• [Source material]:
************
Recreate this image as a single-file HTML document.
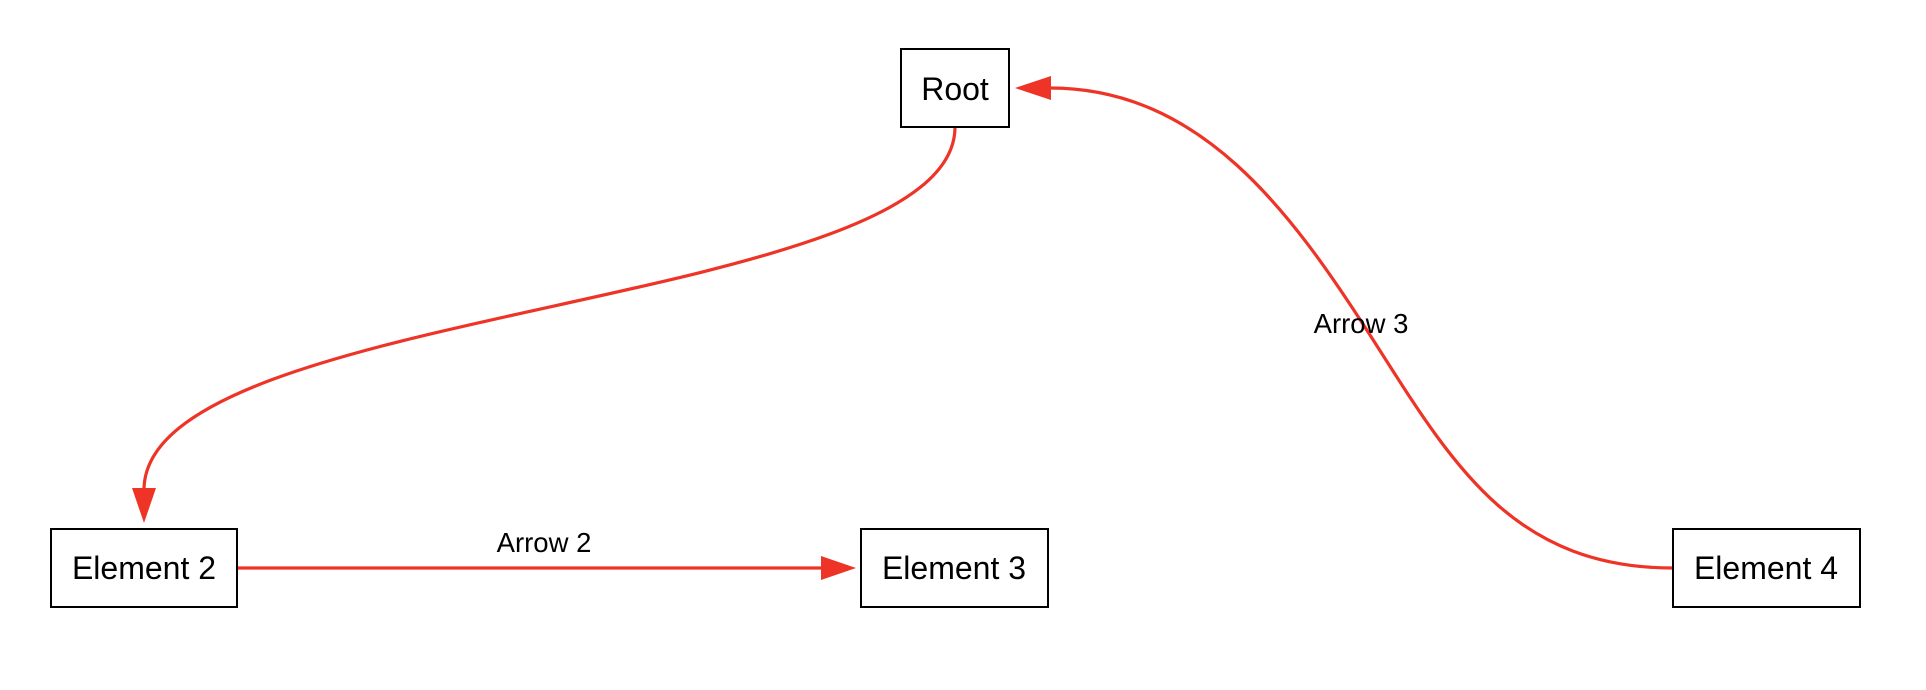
<!DOCTYPE html>
<html><head><meta charset="utf-8"><style>
html,body{margin:0;padding:0;background:#fff;width:1926px;height:690px;overflow:hidden}
svg{display:block}
text{font-family:"Liberation Sans",Arial,sans-serif;fill:#000}
</style></head><body>
<svg width="1926" height="690" viewBox="0 0 1926 690" xmlns="http://www.w3.org/2000/svg">
<g fill="none" stroke="#ee3427" stroke-width="3.2">
<path d="M955,127 C955,310 144,303 144,490"/>
<line x1="237" y1="568" x2="822" y2="568"/>
<path d="M1673,568 C1510,568 1450,460 1370,335 S1200,88 1050,88"/>
</g>
<g fill="#ee3427">
<polygon points="144,523 132,488 156,488"/>
<polygon points="856,568 821,556 821,580"/>
<polygon points="1015,88 1051,76 1051,100"/>
</g>
<g fill="#fff" stroke="#000" stroke-width="2">
<rect x="901" y="49" width="108" height="78"/>
<rect x="51" y="529" width="186" height="78"/>
<rect x="861" y="529" width="187" height="78"/>
<rect x="1673" y="529" width="187" height="78"/>
</g>
<g font-size="32" text-anchor="middle">
<text x="955" y="100">Root</text>
<text x="144" y="579">Element 2</text>
<text x="954" y="579">Element 3</text>
<text x="1766" y="579">Element 4</text>
</g>
<g font-size="27.5" text-anchor="middle">
<text x="544" y="552">Arrow 2</text>
<text x="1361" y="333">Arrow 3</text>
</g>
</svg>
</body></html>
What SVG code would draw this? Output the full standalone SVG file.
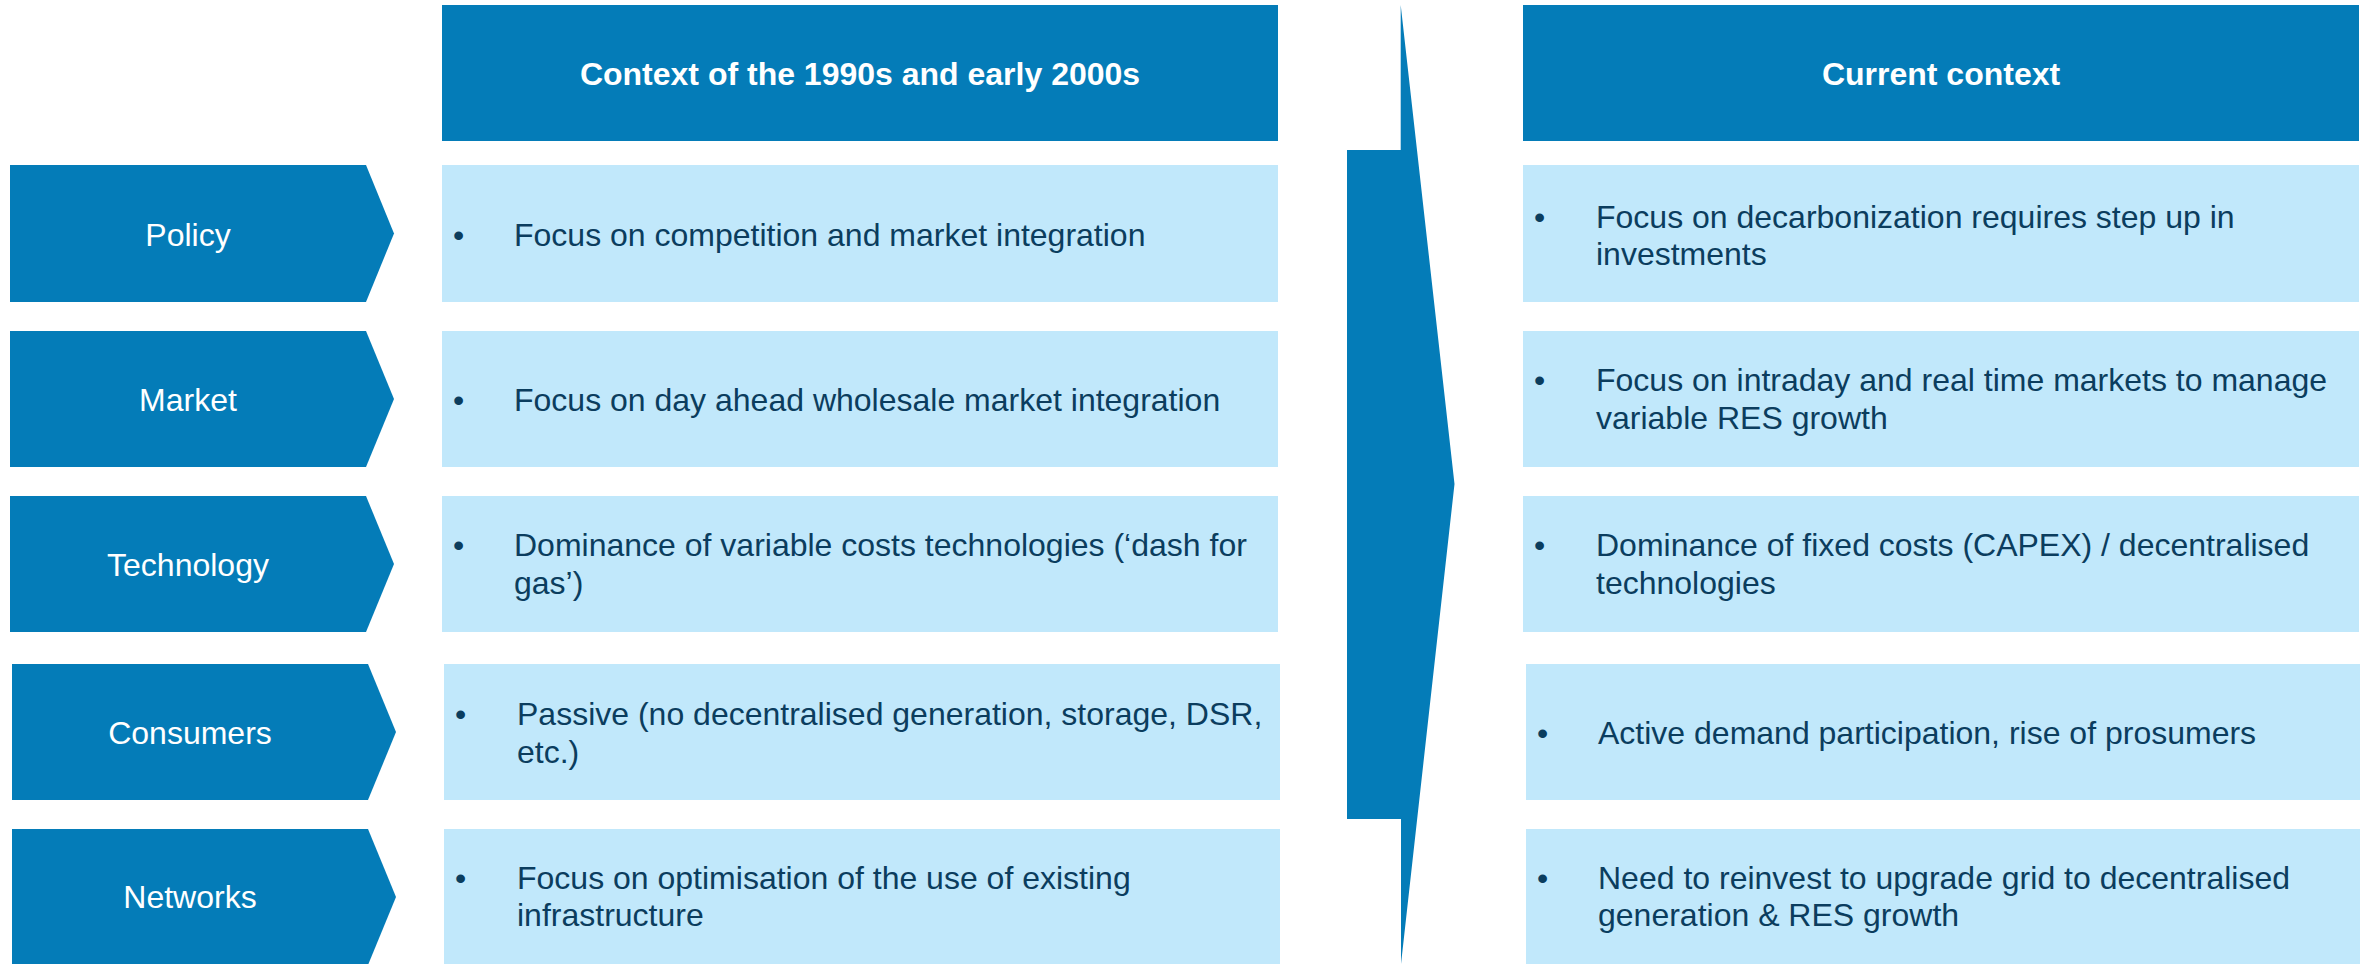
<svg xmlns="http://www.w3.org/2000/svg" width="2362" height="964" viewBox="0 0 2362 964">
  <style>
    .dark { fill: #047cb8; }
    .light { fill: #c1e8fb; }
    .head { font-family: "Liberation Sans", Arial, sans-serif; font-size: 32px; font-weight: bold; fill: #ffffff; text-anchor: middle; }
    .label { font-family: "Liberation Sans", Arial, sans-serif; font-size: 32px; fill: #ffffff; text-anchor: middle; }
    .body { font-family: "Liberation Sans", Arial, sans-serif; font-size: 32px; fill: #0b3d5e; }
  </style>
  <rect width="2362" height="964" fill="#ffffff"/>

  <!-- column headers -->
  <g id="header-past">
    <rect class="dark" x="442" y="5" width="836" height="136"/>
    <text class="head" x="860" y="85">Context of the 1990s and early 2000s</text>
  </g>
  <g id="header-current">
    <rect class="dark" x="1523" y="5" width="836" height="136"/>
    <text class="head" x="1941" y="85">Current context</text>
  </g>

  <!-- transition arrow between the two columns -->
  <g id="connectors">
    <polygon class="dark" points="1347,150 1400.7,150 1400.7,5 1454.5,484 1401,964 1401,819 1347,819"/>
  </g>

  <!-- row: Policy -->
  <g id="policy">
    <polygon class="dark" points="10,165 366,165 394,233.5 366,302 10,302"/>
    <text class="label" x="188" y="246">Policy</text>
  </g>
  <g id="policy-past">
    <rect class="light" x="442" y="165" width="836" height="137"/>
    <text class="body" x="453" y="245.5">•</text>
    <text class="body" x="514" y="245.5">Focus on competition and market integration</text>
  </g>
  <g id="policy-current">
    <rect class="light" x="1523" y="165" width="836" height="137"/>
    <text class="body" x="1534" y="227.5">•</text>
    <text class="body" x="1596" y="227.5">Focus on decarbonization requires step up in</text>
    <text class="body" x="1596" y="265">investments</text>
  </g>

  <!-- row: Market -->
  <g id="market">
    <polygon class="dark" points="10,331 366,331 394,399 366,467 10,467"/>
    <text class="label" x="188" y="411">Market</text>
  </g>
  <g id="market-past">
    <rect class="light" x="442" y="331" width="836" height="136"/>
    <text class="body" x="453" y="411">•</text>
    <text class="body" x="514" y="411">Focus on day ahead wholesale market integration</text>
  </g>
  <g id="market-current">
    <rect class="light" x="1523" y="331" width="836" height="136"/>
    <text class="body" x="1534" y="391">•</text>
    <text class="body" x="1596" y="391">Focus on intraday and real time markets to manage</text>
    <text class="body" x="1596" y="428.5">variable RES growth</text>
  </g>

  <!-- row: Technology -->
  <g id="technology">
    <polygon class="dark" points="10,496 366,496 394,564 366,632 10,632"/>
    <text class="label" x="188" y="576">Technology</text>
  </g>
  <g id="technology-past">
    <rect class="light" x="442" y="496" width="836" height="136"/>
    <text class="body" x="453" y="556">•</text>
    <text class="body" x="514" y="556">Dominance of variable costs technologies (‘dash for</text>
    <text class="body" x="514" y="593.5">gas’)</text>
  </g>
  <g id="technology-current">
    <rect class="light" x="1523" y="496" width="836" height="136"/>
    <text class="body" x="1534" y="556">•</text>
    <text class="body" x="1596" y="556">Dominance of fixed costs (CAPEX) / decentralised</text>
    <text class="body" x="1596" y="593.5">technologies</text>
  </g>

  <!-- row: Consumers -->
  <g id="consumers">
    <polygon class="dark" points="12,664 368,664 396,732 368,800 12,800"/>
    <text class="label" x="190" y="744">Consumers</text>
  </g>
  <g id="consumers-past">
    <rect class="light" x="444" y="664" width="836" height="136"/>
    <text class="body" x="455" y="725">•</text>
    <text class="body" x="517" y="725">Passive (no decentralised generation, storage, DSR,</text>
    <text class="body" x="517" y="762.5">etc.)</text>
  </g>
  <g id="consumers-current">
    <rect class="light" x="1526" y="664" width="834" height="136"/>
    <text class="body" x="1537" y="743.5">•</text>
    <text class="body" x="1598" y="743.5">Active demand participation, rise of prosumers</text>
  </g>

  <!-- row: Networks -->
  <g id="networks">
    <polygon class="dark" points="12,829 368,829 396,897 368,965 12,965"/>
    <text class="label" x="190" y="908">Networks</text>
  </g>
  <g id="networks-past">
    <rect class="light" x="444" y="829" width="836" height="136"/>
    <text class="body" x="455" y="888.5">•</text>
    <text class="body" x="517" y="888.5">Focus on optimisation of the use of existing</text>
    <text class="body" x="517" y="926">infrastructure</text>
  </g>
  <g id="networks-current">
    <rect class="light" x="1526" y="829" width="834" height="136"/>
    <text class="body" x="1537" y="888.5">•</text>
    <text class="body" x="1598" y="888.5">Need to reinvest to upgrade grid to decentralised</text>
    <text class="body" x="1598" y="926">generation &amp; RES growth</text>
  </g>
</svg>
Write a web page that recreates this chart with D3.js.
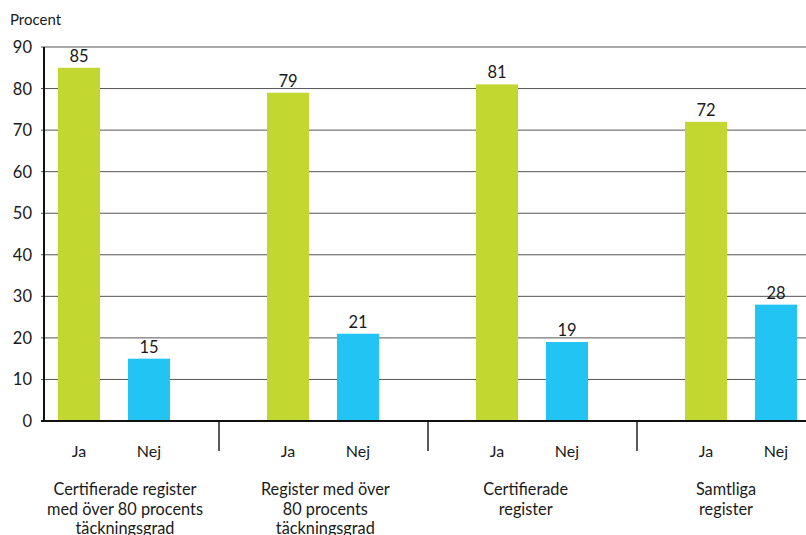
************
• [Challenge]:
Transcribe the material exactly, and leave out whatever pictures it holds.

• [Written answer]:
Recreate this image as a single-file HTML document.
<!DOCTYPE html>
<html><head><meta charset="utf-8"><style>
html,body{margin:0;padding:0;background:#fff;width:1926px;height:690px;overflow:hidden}
svg{display:block}
text{font-family:"Liberation Sans",Arial,sans-serif;fill:#000}
</style></head><body>
<svg width="1926" height="690" viewBox="0 0 1926 690" xmlns="http://www.w3.org/2000/svg">
<g fill="none" stroke="#ee3427" stroke-width="3.2">
<path d="M955,127 C955,310 144,303 144,490"/>
<line x1="237" y1="568" x2="822" y2="568"/>
<path d="M1673,568 C1510,568 1450,460 1370,335 S1200,88 1050,88"/>
</g>
<g fill="#ee3427">
<polygon points="144,523 132,488 156,488"/>
<polygon points="856,568 821,556 821,580"/>
<polygon points="1015,88 1051,76 1051,100"/>
</g>
<g fill="#fff" stroke="#000" stroke-width="2">
<rect x="901" y="49" width="108" height="78"/>
<rect x="51" y="529" width="186" height="78"/>
<rect x="861" y="529" width="187" height="78"/>
<rect x="1673" y="529" width="187" height="78"/>
</g>
<g font-size="32" text-anchor="middle">
<text x="955" y="100">Root</text>
<text x="144" y="579">Element 2</text>
<text x="954" y="579">Element 3</text>
<text x="1766" y="579">Element 4</text>
</g>
<g font-size="27.5" text-anchor="middle">
<text x="544" y="552">Arrow 2</text>
<text x="1361" y="333">Arrow 3</text>
</g>
</svg>
</body></html>
What SVG code would draw this? Output the full standalone SVG file.
<svg xmlns="http://www.w3.org/2000/svg" width="2362" height="964" viewBox="0 0 2362 964">
  <style>
    .dark { fill: #047cb8; }
    .light { fill: #c1e8fb; }
    .head { font-family: "Liberation Sans", Arial, sans-serif; font-size: 32px; font-weight: bold; fill: #ffffff; text-anchor: middle; }
    .label { font-family: "Liberation Sans", Arial, sans-serif; font-size: 32px; fill: #ffffff; text-anchor: middle; }
    .body { font-family: "Liberation Sans", Arial, sans-serif; font-size: 32px; fill: #0b3d5e; }
  </style>
  <rect width="2362" height="964" fill="#ffffff"/>

  <!-- column headers -->
  <g id="header-past">
    <rect class="dark" x="442" y="5" width="836" height="136"/>
    <text class="head" x="860" y="85">Context of the 1990s and early 2000s</text>
  </g>
  <g id="header-current">
    <rect class="dark" x="1523" y="5" width="836" height="136"/>
    <text class="head" x="1941" y="85">Current context</text>
  </g>

  <!-- transition arrow between the two columns -->
  <g id="connectors">
    <polygon class="dark" points="1347,150 1400.7,150 1400.7,5 1454.5,484 1401,964 1401,819 1347,819"/>
  </g>

  <!-- row: Policy -->
  <g id="policy">
    <polygon class="dark" points="10,165 366,165 394,233.5 366,302 10,302"/>
    <text class="label" x="188" y="246">Policy</text>
  </g>
  <g id="policy-past">
    <rect class="light" x="442" y="165" width="836" height="137"/>
    <text class="body" x="453" y="245.5">•</text>
    <text class="body" x="514" y="245.5">Focus on competition and market integration</text>
  </g>
  <g id="policy-current">
    <rect class="light" x="1523" y="165" width="836" height="137"/>
    <text class="body" x="1534" y="227.5">•</text>
    <text class="body" x="1596" y="227.5">Focus on decarbonization requires step up in</text>
    <text class="body" x="1596" y="265">investments</text>
  </g>

  <!-- row: Market -->
  <g id="market">
    <polygon class="dark" points="10,331 366,331 394,399 366,467 10,467"/>
    <text class="label" x="188" y="411">Market</text>
  </g>
  <g id="market-past">
    <rect class="light" x="442" y="331" width="836" height="136"/>
    <text class="body" x="453" y="411">•</text>
    <text class="body" x="514" y="411">Focus on day ahead wholesale market integration</text>
  </g>
  <g id="market-current">
    <rect class="light" x="1523" y="331" width="836" height="136"/>
    <text class="body" x="1534" y="391">•</text>
    <text class="body" x="1596" y="391">Focus on intraday and real time markets to manage</text>
    <text class="body" x="1596" y="428.5">variable RES growth</text>
  </g>

  <!-- row: Technology -->
  <g id="technology">
    <polygon class="dark" points="10,496 366,496 394,564 366,632 10,632"/>
    <text class="label" x="188" y="576">Technology</text>
  </g>
  <g id="technology-past">
    <rect class="light" x="442" y="496" width="836" height="136"/>
    <text class="body" x="453" y="556">•</text>
    <text class="body" x="514" y="556">Dominance of variable costs technologies (‘dash for</text>
    <text class="body" x="514" y="593.5">gas’)</text>
  </g>
  <g id="technology-current">
    <rect class="light" x="1523" y="496" width="836" height="136"/>
    <text class="body" x="1534" y="556">•</text>
    <text class="body" x="1596" y="556">Dominance of fixed costs (CAPEX) / decentralised</text>
    <text class="body" x="1596" y="593.5">technologies</text>
  </g>

  <!-- row: Consumers -->
  <g id="consumers">
    <polygon class="dark" points="12,664 368,664 396,732 368,800 12,800"/>
    <text class="label" x="190" y="744">Consumers</text>
  </g>
  <g id="consumers-past">
    <rect class="light" x="444" y="664" width="836" height="136"/>
    <text class="body" x="455" y="725">•</text>
    <text class="body" x="517" y="725">Passive (no decentralised generation, storage, DSR,</text>
    <text class="body" x="517" y="762.5">etc.)</text>
  </g>
  <g id="consumers-current">
    <rect class="light" x="1526" y="664" width="834" height="136"/>
    <text class="body" x="1537" y="743.5">•</text>
    <text class="body" x="1598" y="743.5">Active demand participation, rise of prosumers</text>
  </g>

  <!-- row: Networks -->
  <g id="networks">
    <polygon class="dark" points="12,829 368,829 396,897 368,965 12,965"/>
    <text class="label" x="190" y="908">Networks</text>
  </g>
  <g id="networks-past">
    <rect class="light" x="444" y="829" width="836" height="136"/>
    <text class="body" x="455" y="888.5">•</text>
    <text class="body" x="517" y="888.5">Focus on optimisation of the use of existing</text>
    <text class="body" x="517" y="926">infrastructure</text>
  </g>
  <g id="networks-current">
    <rect class="light" x="1526" y="829" width="834" height="136"/>
    <text class="body" x="1537" y="888.5">•</text>
    <text class="body" x="1598" y="888.5">Need to reinvest to upgrade grid to decentralised</text>
    <text class="body" x="1598" y="926">generation &amp; RES growth</text>
  </g>
</svg>
Write a web page that recreates this chart with D3.js.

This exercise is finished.